このように、今話題のライドシェアも現状の法律では、いわゆる白タク営業となってしまい、この白タク営業の禁止の規定を効力規定と解するとすれば、営業禁止の目的はより十分に果たされるが、その結果、甲乙間の契約が無効となり、取引秩序が乱れ、特に、先程の例で言えば、乙が前金を支払っていた場合などで、乙が善意(法律で善意とか悪意というのは、いい人とか悪い人という意味ではなく、そのことを知っているか知っていないかというときに使われます)の場合には、乙にとって酷な結果となります。実際、現役大臣がライドシェアを実現すべきと発言しているこの時勢ですし、効力規定と解するのは少し酷ですよね。

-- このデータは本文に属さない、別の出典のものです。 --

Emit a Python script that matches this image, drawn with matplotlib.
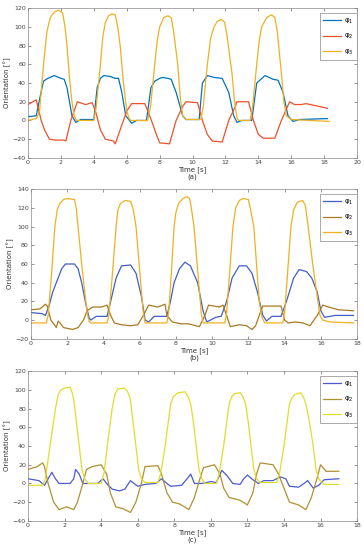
import matplotlib
matplotlib.use('Agg')
import matplotlib.pyplot as plt

# ── DATA ───────────────────────────────────────────────────────
# panel (a)
a_t1 = [0, 0.5, 0.73, 0.94, 1.2, 1.6, 2.0, 2.2, 2.37, 2.67, 2.9, 3.2, 4.0, 4.2, 4.4, 4.6, 5.0, 5.3, 5.5, 5.7, 5.94, 6.3, 6.6, 7.2, 7.47, 7.7, 8.0, 8.2, 8.5, 8.7, 9.0, 9.4, 9.6, 10.4, 10.6, 10.9, 11.3, 11.8, 12.2, 12.5, 12.7, 13.0, 13.6, 13.9, 14.4, 14.9, 15.2, 15.5, 15.8, 16.1, 16.5, 18.2]
a_p1 = [4, 5, 25, 42, 45, 48, 45, 44, 35, 5, -2, 1, 1, 35, 45, 48, 47, 45, 45, 30, 5, -3, 0, 0, 35, 42, 45, 46, 45, 44, 30, 5, 1, 1, 40, 48, 46, 45, 30, 5, -2, 0, 0, 40, 48, 44, 43, 30, 5, -1, 1, 2]
a_t2 = [0, 0.5, 0.8, 1.0, 1.3, 1.6, 2.2, 2.3, 2.6, 2.9, 3.0, 3.5, 3.9, 4.1, 4.4, 4.7, 5.2, 5.3, 5.6, 6.0, 6.3, 7.1, 7.5, 7.8, 8.0, 8.6, 9.0, 9.4, 9.6, 10.3, 10.6, 10.9, 11.2, 11.8, 12.2, 12.6, 12.7, 13.4, 13.7, 14.0, 14.3, 15.0, 15.4, 15.7, 15.9, 16.2, 16.6, 16.9, 18.2]
a_p2 = [17, 22, 0, -10, -20, -21, -21, -22, 0, 15, 20, 17, 19, 10, -10, -20, -22, -25, -10, 10, 18, 18, 0, -15, -24, -25, 0, 15, 20, 19, 0, -15, -22, -23, 0, 15, 20, 20, 0, -15, -19, -19, 0, 12, 20, 17, 17, 18, 13]
a_t3 = [0, 0.5, 0.7, 0.94, 1.15, 1.35, 1.6, 1.86, 2.1, 2.25, 2.37, 2.52, 2.67, 2.8, 2.95,
        4.0, 4.15, 4.4, 4.55, 4.7, 4.9, 5.1, 5.3, 5.45, 5.6, 5.8, 6.0, 6.15, 6.25,
        7.26, 7.45, 7.7, 7.85, 8.0, 8.25, 8.5, 8.7, 8.85, 9.1, 9.25, 9.4, 9.6,
        10.5, 10.65, 10.9, 11.1, 11.3, 11.5, 11.75, 11.95, 12.1, 12.4, 12.55, 12.7, 12.8,
        13.5, 13.65, 13.9, 14.05, 14.2, 14.5, 14.8, 15.0, 15.15, 15.4, 15.55, 15.7, 16.0, 18.3]
a_p3 = [0, 2, 10, 60, 95, 110, 116, 118, 115, 100, 80, 45, 20, 5, 0,
        0, 15, 60, 90, 105, 112, 114, 113, 100, 80, 40, 10, 2, 0,
        0, 15, 60, 85, 100, 110, 112, 110, 95, 60, 25, 5, 1,
        1, 15, 60, 88, 100, 106, 108, 105, 90, 50, 20, 3, 0,
        0, 15, 60, 85, 100, 110, 113, 110, 95, 50, 20, 5, 1, -1]

# panel (b)
b_t1 = [0, 0.6, 0.8, 1.0, 1.2, 1.5, 1.7, 1.9, 2.4, 2.6, 2.8, 3.0, 3.2, 3.3, 3.6, 4.2, 4.4, 4.7, 5.0, 5.5, 5.8, 6.1, 6.3, 6.5, 6.8, 7.5, 7.7, 7.9, 8.2, 8.5, 8.8, 9.2, 9.5, 9.7, 10.2, 10.5, 10.8, 11.1, 11.5, 11.9, 12.2, 12.5, 12.8, 13.0, 13.3, 13.8, 14.1, 14.5, 14.8, 15.2, 15.5, 15.8, 16.0, 16.2, 16.8, 17.8]
b_p1 = [8, 7, 5, 15, 30, 45, 55, 60, 60, 55, 40, 20, 3, 0, 4, 4, 20, 45, 58, 59, 50, 25, 0, -2, 4, 4, 20, 40, 55, 62, 58, 40, 10, -2, 3, 4, 20, 45, 58, 58, 50, 30, 5, -1, 4, 4, 20, 45, 54, 52, 45, 30, 10, 3, 5, 5]
b_t2 = [0, 0.5, 0.8, 0.9, 1.1, 1.3, 1.4, 1.5, 1.6, 1.8, 2.3, 2.6, 2.9, 3.1, 3.4, 3.9, 4.2, 4.4, 4.6, 5.0, 5.5, 5.9, 6.2, 6.5, 7.0, 7.4, 7.5, 7.8, 8.3, 8.7, 9.3, 9.6, 9.8, 10.4, 10.6, 10.8, 11.0, 11.5, 11.9, 12.2, 12.4, 12.6, 12.8, 13.6, 13.8, 14.0, 14.2, 14.6, 15.0, 15.4, 15.8, 16.1, 16.6, 17.0, 17.8]
b_p2 = [11, 12, 17, 15, 0, -5, -8, -1, -3, -8, -10, -8, 0, 10, 14, 14, 16, 5, -3, -5, -6, -5, 5, 16, 14, 17, 5, -2, -4, -4, -7, 5, 16, 14, 16, 5, -7, -5, -6, -10, -6, 5, 15, 15, 15, 0, -3, -2, -3, -6, 5, 16, 13, 11, 10]
b_t3 = [0, 0.85, 0.95, 1.14, 1.32, 1.45, 1.6, 1.8, 2.0, 2.4, 2.5, 2.6, 2.8, 2.97, 3.1, 3.2, 3.3,
        4.2, 4.3, 4.5, 4.7, 4.8, 4.95, 5.2, 5.5, 5.65, 5.8, 5.95, 6.1, 6.2, 6.3,
        7.5, 7.6, 7.75, 7.9, 8.0, 8.15, 8.4, 8.6, 8.75, 8.85, 9.0, 9.15, 9.3, 9.4, 9.5,
        10.7, 10.8, 11.0, 11.15, 11.3, 11.5, 11.7, 12.0, 12.1, 12.3, 12.45, 12.6, 12.75, 12.9,
        13.9, 14.0, 14.2, 14.35, 14.5, 14.7, 15.0, 15.15, 15.3, 15.55, 15.8, 15.95, 16.1, 16.5, 17.8]
b_p3 = [-3, -3, 5, 50, 100, 118, 125, 129, 130, 129, 120, 100, 60, 30, 8, -1, -3,
        -3, 5, 50, 100, 118, 125, 128, 127, 118, 100, 65, 30, 8, -3,
        -3, 8, 50, 100, 115, 125, 130, 132, 130, 120, 100, 65, 30, 8, -3,
        -3, 8, 60, 100, 120, 128, 130, 129, 120, 100, 60, 20, 3, -3,
        -3, 8, 60, 100, 118, 126, 128, 122, 100, 60, 25, 5, 0, -2, -3]

# panel (c)
c_t1 = [0, 0.6, 0.9, 1.1, 1.3, 1.5, 1.7, 2.3, 2.5, 2.6, 2.8, 3.0, 3.8, 4.1, 4.3, 4.6, 5.0, 5.3, 5.6, 5.8, 6.0, 6.4, 7.0, 7.3, 7.6, 7.8, 8.4, 8.7, 8.9, 9.1, 9.5, 10.0, 10.3, 10.6, 10.9, 11.2, 11.6, 11.8, 12.0, 12.3, 12.6, 12.9, 13.4, 13.8, 14.1, 14.3, 14.8, 15.1, 15.3, 15.6, 15.9, 16.2, 17.0]
c_p1 = [5, 3, -2, 5, 12, 5, 0, 0, 5, 15, 10, 0, 0, 5, 0, -6, -8, -6, 3, 0, -3, -1, 0, 5, 0, -3, -2, 5, 10, 0, 0, 2, 1, 14, 8, 0, -1, 5, 9, 4, 0, 3, 3, 7, 5, -3, -4, 0, 3, -5, -2, 4, 5]
c_t2 = [0, 0.5, 0.8, 0.9, 1.1, 1.4, 1.7, 2.1, 2.5, 2.7, 3.0, 3.2, 3.5, 4.0, 4.3, 4.5, 4.8, 5.2, 5.6, 5.9, 6.2, 6.4, 7.1, 7.3, 7.6, 7.9, 8.3, 8.8, 9.1, 9.4, 9.6, 10.2, 10.5, 10.7, 11.0, 11.6, 12.0, 12.3, 12.5, 12.7, 13.4, 13.7, 14.0, 14.3, 14.8, 15.2, 15.5, 15.8, 16.0, 16.3, 17.0]
c_p2 = [15, 18, 22, 18, 0, -20, -28, -25, -28, -20, 0, 15, 18, 20, 10, -10, -25, -27, -31, -20, 0, 18, 19, 10, -10, -20, -22, -28, -15, 5, 17, 20, 10, -5, -15, -18, -23, -10, 10, 22, 20, 10, -5, -20, -23, -28, -15, 5, 20, 13, 13]
c_t3 = [0, 0.8, 0.95, 1.2, 1.5, 1.65, 1.8, 2.0, 2.3, 2.4, 2.5, 2.65, 2.8, 2.95, 3.1, 3.3,
        4.0, 4.15, 4.4, 4.6, 4.75, 4.9, 5.3, 5.45, 5.6, 5.75, 5.9, 6.05, 6.2, 6.4,
        7.1, 7.25, 7.5, 7.8, 7.95, 8.2, 8.6, 8.75, 8.9, 9.05, 9.2, 9.35, 9.5, 9.7,
        10.3, 10.45, 10.7, 11.0, 11.15, 11.3, 11.6, 11.75, 11.9, 12.05, 12.2, 12.35, 12.5, 12.7,
        13.6, 13.75, 14.0, 14.3, 14.45, 14.6, 14.9, 15.05, 15.2, 15.4, 15.6, 15.75, 15.9, 16.2, 17.0]
c_p3 = [-2, -2, 5, 40, 80, 95, 100, 102, 103, 98, 90, 65, 40, 15, 5, 0,
        0, 10, 50, 80, 95, 101, 102, 98, 90, 65, 40, 15, 5, 1,
        1, 10, 40, 85, 93, 97, 98, 93, 85, 65, 40, 15, 5, 0,
        0, 10, 40, 85, 93, 96, 97, 93, 85, 65, 40, 15, 5, 1,
        1, 10, 40, 85, 92, 95, 97, 93, 85, 65, 40, 15, 5, -1, -1]

labels = ['φ$_1$', 'φ$_2$', 'φ$_3$']
captions = ['(a)', '(b)', '(c)']
xlims = [(0, 20), (0, 18), (0, 18)]
ylims = [(-40, 120), (-20, 140), (-40, 120)]

panels = [
    ((a_t1, a_p1), (a_t2, a_p2), (a_t3, a_p3)),
    ((b_t1, b_p1), (b_t2, b_p2), (b_t3, b_p3)),
    ((c_t1, c_p1), (c_t2, c_p2), (c_t3, c_p3)),
]
colours = [
    ['#0072BD', '#F0502A', '#F0B020'],
    ['#3F5FC8', '#A87A22', '#F0B020'],
    ['#4A5AD2', '#B09030', '#E2DC2A'],
]
# axes boxes [left, bottom, width, height] in figure fractions
boxes = [
    [0.077, 0.713, 0.904, 0.272],
    [0.085, 0.384, 0.896, 0.272],
    [0.077, 0.053, 0.904, 0.272],
]

plt.rcParams['font.family'] = 'DejaVu Sans'
fig = plt.figure(figsize=(3.64, 5.5), dpi=100)

for i, series in enumerate(panels):
    ax = fig.add_axes(boxes[i])
    for (t, p), c, lab in zip(series, colours[i], labels):
        ax.plot(t, p, color=c, lw=0.9, label=lab)
    ax.set_xlim(*xlims[i])
    ax.set_ylim(*ylims[i])
    ax.set_xticks(range(xlims[i][0], xlims[i][1] + 1, 2))
    ax.set_yticks(range(ylims[i][0], ylims[i][1] + 1, 20))
    ax.tick_params(direction='in', length=2, width=0.4, labelsize=4.5,
                   colors='#444444', top=True, right=True, pad=1.5)
    for s in ax.spines.values():
        s.set_linewidth(0.5)
        s.set_color('#888888')
    ax.set_xlabel('Time [s]\n' + captions[i], fontsize=5, labelpad=1,
                  linespacing=1.0, color='#333333')
    ax.set_ylabel('Orientation [°]', fontsize=5, labelpad=1, color='#333333')
    leg = ax.legend(loc='upper right', bbox_to_anchor=(1.01, 0.99),
                    fontsize=5, handlelength=2.6, fancybox=False,
                    framealpha=1, borderpad=0.5, labelspacing=0.9,
                    handletextpad=0.4)
    leg.get_frame().set_edgecolor('#888888')
    leg.get_frame().set_linewidth(0.5)

fig.savefig('out.png', dpi=100)
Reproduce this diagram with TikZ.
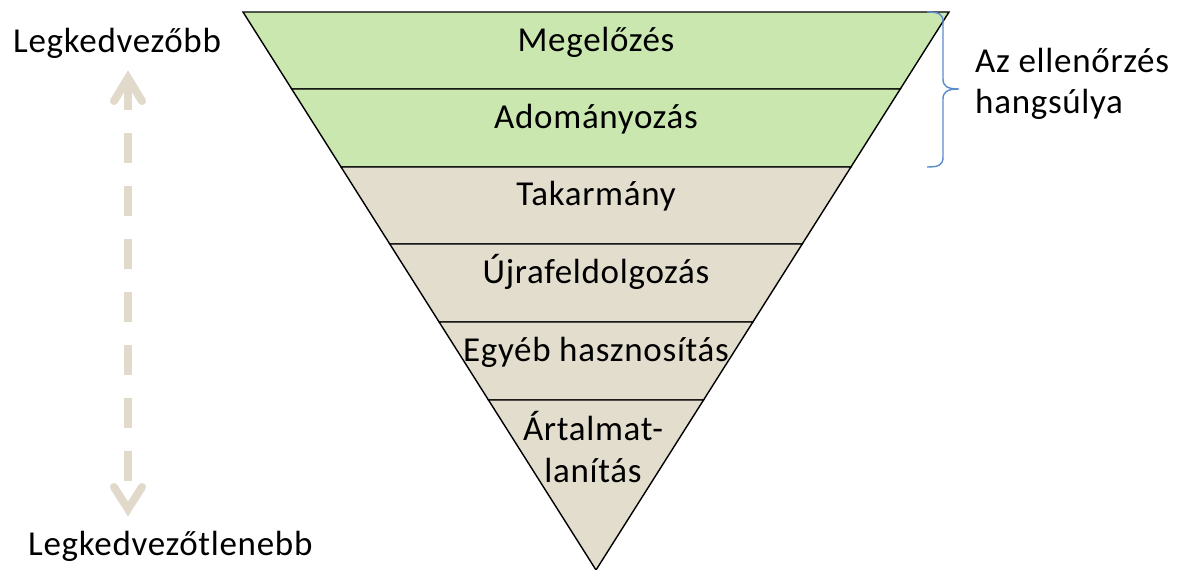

したがって、このような場合は、道路運送法の規定にかかわらず、甲乙間の契約の効力は影響を受けず、ただ白タク営業をした甲が処罰を受ける場合があるに過ぎないと解すべきでしょう。この解釈のように、私的契約の効力には触れない範囲で一定の取引を禁圧しようとするものが取締規定ということになります。このように、ある行政的禁止規定が、取締規定か効力規定かは、規定の体裁のほかに、立法の趣旨、当該行為の社会的非難性の程度、この契約を無効とすることにより相手方ないし社会全般の受ける影響等を勘案して決せられるべきでしょう。ちなみに、このように述べた考慮されるべき諸事情のうち、特に重要なのは、当該契約の履行の状況です。すなわち、当該契約により両当事者が負うに至っている各債務が、(あ)いまだいずれも履行されていないか(い)いずれもすでに履行されているか(う)一方当事者の債務は既履行であるが、他方は未履行であるかによって、事態の処理の結論はかなり異なってきます。(あ)の場合は、結局は無効とされ、両当事者はいずれもその契約上の権利を実現しえないままとなると解すべき場合は多く、この場合には、この公法的規定がこの種の契約の出現を抑止しようとしている以上、裁判所が契約の実現に協力すべきではないという結論は法の趣旨に適するものだというべきでしょう。もっとも、このような状況にある場合でも、裁判所が、当該の公法的規定の存在にも関わらず、契約両当時しゃん権利の実現に協力すべき場合もないわけではなく、かかる場合には、契約が取締期待に反しているに過ぎないからだと説明されることになります。これに反して、(い)の場合は、少なからぬ判例が、両当事者とも既給付目的物の返還を請求することができず、給付目的物はいずれもその受領者の手中にとどめられるべきだと解しています。以上のことは、結局、公法的規定に反した契約といえども、それがすでに履行され、実現されている状態のことを取引の安全を乱してまで、これを無効として、現状に復せしめることは妥当ではないという裁判所の判断が基礎にあります。(う)の場合については、公法的規定の存在にも関わらず、契約の有効を前提とし、既履行の給付については、有効な弁済の効果として、これを受領者の手中にとどめおき、未履行給付についての他方の請求についても、これを契約の効力として肯定するか、あるいはまた、契約の無効を前提として、既履行の給付については、不法原因給付の法理を用いて、給付者の返還請求を肯定して、これを受領者の手中にとどめないこととし、未履行給付についての他方の履行請求は、契約の無効を理由としてこれを否定するという形になります。いずれにしても、結果に差はありません。